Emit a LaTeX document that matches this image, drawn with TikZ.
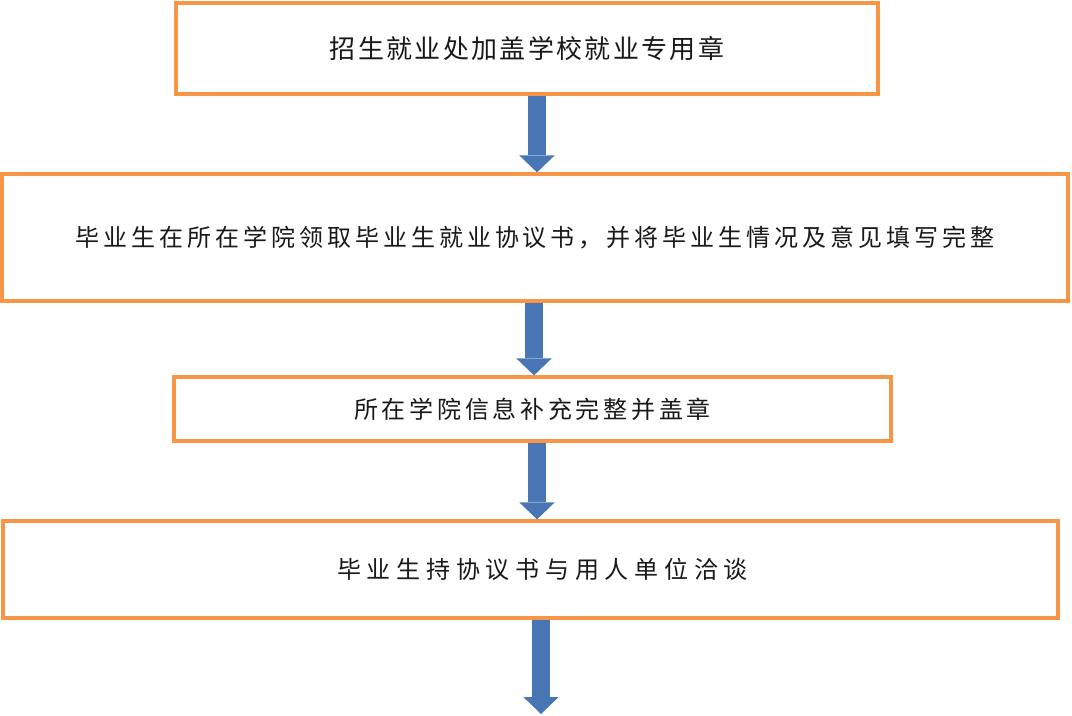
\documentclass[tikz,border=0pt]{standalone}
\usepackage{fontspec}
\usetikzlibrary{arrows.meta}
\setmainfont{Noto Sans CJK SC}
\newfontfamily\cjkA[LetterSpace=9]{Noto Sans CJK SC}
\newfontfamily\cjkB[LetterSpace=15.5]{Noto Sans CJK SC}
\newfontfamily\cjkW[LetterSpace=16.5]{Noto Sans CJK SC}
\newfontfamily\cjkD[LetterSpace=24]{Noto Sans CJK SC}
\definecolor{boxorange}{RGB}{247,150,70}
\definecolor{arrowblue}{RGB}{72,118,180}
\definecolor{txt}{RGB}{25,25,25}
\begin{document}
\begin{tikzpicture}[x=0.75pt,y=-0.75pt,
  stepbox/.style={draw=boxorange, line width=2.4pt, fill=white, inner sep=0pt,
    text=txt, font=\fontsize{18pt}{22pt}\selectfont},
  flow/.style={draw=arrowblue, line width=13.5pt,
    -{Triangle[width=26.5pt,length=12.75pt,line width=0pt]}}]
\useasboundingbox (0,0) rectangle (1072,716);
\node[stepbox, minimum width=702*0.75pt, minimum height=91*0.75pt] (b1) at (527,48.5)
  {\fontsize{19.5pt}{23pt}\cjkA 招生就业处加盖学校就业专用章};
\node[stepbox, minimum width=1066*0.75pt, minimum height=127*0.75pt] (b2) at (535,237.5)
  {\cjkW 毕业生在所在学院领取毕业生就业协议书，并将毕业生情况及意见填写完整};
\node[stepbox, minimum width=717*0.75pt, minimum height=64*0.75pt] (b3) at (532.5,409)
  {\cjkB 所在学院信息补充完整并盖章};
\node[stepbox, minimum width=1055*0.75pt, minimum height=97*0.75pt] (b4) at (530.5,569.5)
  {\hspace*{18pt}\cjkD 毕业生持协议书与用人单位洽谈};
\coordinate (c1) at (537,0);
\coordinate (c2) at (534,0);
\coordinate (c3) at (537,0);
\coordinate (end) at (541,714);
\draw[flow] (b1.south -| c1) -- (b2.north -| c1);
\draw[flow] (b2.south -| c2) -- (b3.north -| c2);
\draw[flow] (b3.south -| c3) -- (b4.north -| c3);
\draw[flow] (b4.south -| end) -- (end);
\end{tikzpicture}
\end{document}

##########

WHAT IS EXPECTED:
Copy out all the data without changing anything, and drop the pictures.

RESPONSE:
Emit a LaTeX document that matches this image, drawn with TikZ.
\documentclass[tikz,border=0pt]{standalone}
\usepackage{fontspec}
\usetikzlibrary{arrows.meta}
\setmainfont{Noto Sans CJK SC}
\newfontfamily\cjkA[LetterSpace=9]{Noto Sans CJK SC}
\newfontfamily\cjkB[LetterSpace=15.5]{Noto Sans CJK SC}
\newfontfamily\cjkW[LetterSpace=16.5]{Noto Sans CJK SC}
\newfontfamily\cjkD[LetterSpace=24]{Noto Sans CJK SC}
\definecolor{boxorange}{RGB}{247,150,70}
\definecolor{arrowblue}{RGB}{72,118,180}
\definecolor{txt}{RGB}{25,25,25}
\begin{document}
\begin{tikzpicture}[x=0.75pt,y=-0.75pt,
  stepbox/.style={draw=boxorange, line width=2.4pt, fill=white, inner sep=0pt,
    text=txt, font=\fontsize{18pt}{22pt}\selectfont},
  flow/.style={draw=arrowblue, line width=13.5pt,
    -{Triangle[width=26.5pt,length=12.75pt,line width=0pt]}}]
\useasboundingbox (0,0) rectangle (1072,716);
\node[stepbox, minimum width=702*0.75pt, minimum height=91*0.75pt] (b1) at (527,48.5)
  {\fontsize{19.5pt}{23pt}\cjkA 招生就业处加盖学校就业专用章};
\node[stepbox, minimum width=1066*0.75pt, minimum height=127*0.75pt] (b2) at (535,237.5)
  {\cjkW 毕业生在所在学院领取毕业生就业协议书，并将毕业生情况及意见填写完整};
\node[stepbox, minimum width=717*0.75pt, minimum height=64*0.75pt] (b3) at (532.5,409)
  {\cjkB 所在学院信息补充完整并盖章};
\node[stepbox, minimum width=1055*0.75pt, minimum height=97*0.75pt] (b4) at (530.5,569.5)
  {\hspace*{18pt}\cjkD 毕业生持协议书与用人单位洽谈};
\coordinate (c1) at (537,0);
\coordinate (c2) at (534,0);
\coordinate (c3) at (537,0);
\coordinate (end) at (541,714);
\draw[flow] (b1.south -| c1) -- (b2.north -| c1);
\draw[flow] (b2.south -| c2) -- (b3.north -| c2);
\draw[flow] (b3.south -| c3) -- (b4.north -| c3);
\draw[flow] (b4.south -| end) -- (end);
\end{tikzpicture}
\end{document}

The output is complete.